Instruction: Repeat every line exactly, keeping the pictures out of the copy.

Given material:

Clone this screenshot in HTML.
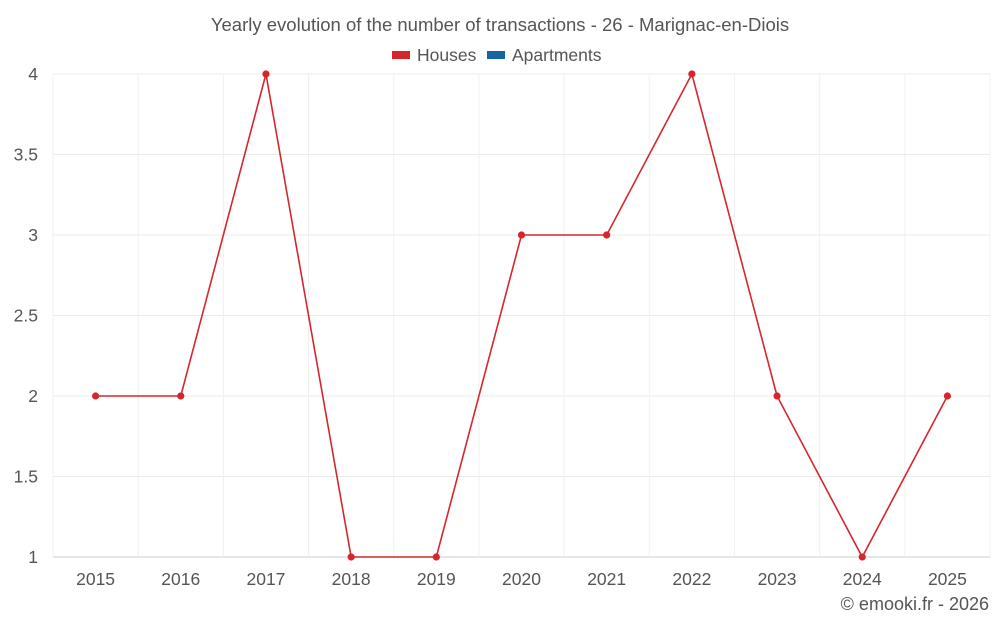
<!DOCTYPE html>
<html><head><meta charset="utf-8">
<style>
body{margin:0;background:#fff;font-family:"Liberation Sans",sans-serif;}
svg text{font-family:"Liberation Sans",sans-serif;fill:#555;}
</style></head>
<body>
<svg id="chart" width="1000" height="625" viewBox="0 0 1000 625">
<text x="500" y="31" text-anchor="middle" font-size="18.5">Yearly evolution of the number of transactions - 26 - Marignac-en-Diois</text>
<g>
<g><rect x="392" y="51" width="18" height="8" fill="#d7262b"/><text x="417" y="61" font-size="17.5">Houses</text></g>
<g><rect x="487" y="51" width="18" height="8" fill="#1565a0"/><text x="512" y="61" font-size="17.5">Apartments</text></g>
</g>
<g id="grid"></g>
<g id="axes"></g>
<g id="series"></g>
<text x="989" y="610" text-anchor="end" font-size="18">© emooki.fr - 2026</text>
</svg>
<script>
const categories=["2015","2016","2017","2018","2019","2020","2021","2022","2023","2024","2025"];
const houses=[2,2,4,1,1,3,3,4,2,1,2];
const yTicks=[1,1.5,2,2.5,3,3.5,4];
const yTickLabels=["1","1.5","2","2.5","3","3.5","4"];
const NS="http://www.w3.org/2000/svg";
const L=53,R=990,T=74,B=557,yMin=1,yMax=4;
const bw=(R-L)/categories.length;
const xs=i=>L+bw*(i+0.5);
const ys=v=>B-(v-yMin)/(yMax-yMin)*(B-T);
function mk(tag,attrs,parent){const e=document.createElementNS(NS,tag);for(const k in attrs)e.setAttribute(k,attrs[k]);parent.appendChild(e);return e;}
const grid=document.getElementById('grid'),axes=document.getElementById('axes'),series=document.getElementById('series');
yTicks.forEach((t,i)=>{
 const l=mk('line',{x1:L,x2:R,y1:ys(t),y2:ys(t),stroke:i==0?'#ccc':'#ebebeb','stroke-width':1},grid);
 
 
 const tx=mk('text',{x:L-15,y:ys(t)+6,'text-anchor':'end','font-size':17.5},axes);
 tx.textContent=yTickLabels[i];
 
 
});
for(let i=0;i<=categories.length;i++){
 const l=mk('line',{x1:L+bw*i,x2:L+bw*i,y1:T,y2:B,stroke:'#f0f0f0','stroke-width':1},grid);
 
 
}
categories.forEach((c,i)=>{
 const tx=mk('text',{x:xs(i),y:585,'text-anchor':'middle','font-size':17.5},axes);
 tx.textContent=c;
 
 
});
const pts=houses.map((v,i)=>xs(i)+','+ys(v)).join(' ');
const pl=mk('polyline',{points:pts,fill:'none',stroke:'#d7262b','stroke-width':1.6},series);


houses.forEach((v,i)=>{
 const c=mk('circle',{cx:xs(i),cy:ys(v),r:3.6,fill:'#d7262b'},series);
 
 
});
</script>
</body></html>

Response below:
Clone this screenshot in HTML.
<!DOCTYPE html>
<html><head><meta charset="utf-8">
<style>
body{margin:0;background:#fff;font-family:"Liberation Sans",sans-serif;}
svg text{font-family:"Liberation Sans",sans-serif;fill:#555;}
</style></head>
<body>
<svg id="chart" width="1000" height="625" viewBox="0 0 1000 625">
<text x="500" y="31" text-anchor="middle" font-size="18.5">Yearly evolution of the number of transactions - 26 - Marignac-en-Diois</text>
<g>
<g><rect x="392" y="51" width="18" height="8" fill="#d7262b"/><text x="417" y="61" font-size="17.5">Houses</text></g>
<g><rect x="487" y="51" width="18" height="8" fill="#1565a0"/><text x="512" y="61" font-size="17.5">Apartments</text></g>
</g>
<g id="grid"></g>
<g id="axes"></g>
<g id="series"></g>
<text x="989" y="610" text-anchor="end" font-size="18">© emooki.fr - 2026</text>
</svg>
<script>
const categories=["2015","2016","2017","2018","2019","2020","2021","2022","2023","2024","2025"];
const houses=[2,2,4,1,1,3,3,4,2,1,2];
const yTicks=[1,1.5,2,2.5,3,3.5,4];
const yTickLabels=["1","1.5","2","2.5","3","3.5","4"];
const NS="http://www.w3.org/2000/svg";
const L=53,R=990,T=74,B=557,yMin=1,yMax=4;
const bw=(R-L)/categories.length;
const xs=i=>L+bw*(i+0.5);
const ys=v=>B-(v-yMin)/(yMax-yMin)*(B-T);
function mk(tag,attrs,parent){const e=document.createElementNS(NS,tag);for(const k in attrs)e.setAttribute(k,attrs[k]);parent.appendChild(e);return e;}
const grid=document.getElementById('grid'),axes=document.getElementById('axes'),series=document.getElementById('series');
yTicks.forEach((t,i)=>{
 const l=mk('line',{x1:L,x2:R,y1:ys(t),y2:ys(t),stroke:i==0?'#ccc':'#ebebeb','stroke-width':1},grid);
 
 
 const tx=mk('text',{x:L-15,y:ys(t)+6,'text-anchor':'end','font-size':17.5},axes);
 tx.textContent=yTickLabels[i];
 
 
});
for(let i=0;i<=categories.length;i++){
 const l=mk('line',{x1:L+bw*i,x2:L+bw*i,y1:T,y2:B,stroke:'#f0f0f0','stroke-width':1},grid);
 
 
}
categories.forEach((c,i)=>{
 const tx=mk('text',{x:xs(i),y:585,'text-anchor':'middle','font-size':17.5},axes);
 tx.textContent=c;
 
 
});
const pts=houses.map((v,i)=>xs(i)+','+ys(v)).join(' ');
const pl=mk('polyline',{points:pts,fill:'none',stroke:'#d7262b','stroke-width':1.6},series);


houses.forEach((v,i)=>{
 const c=mk('circle',{cx:xs(i),cy:ys(v),r:3.6,fill:'#d7262b'},series);
 
 
});
</script>
</body></html>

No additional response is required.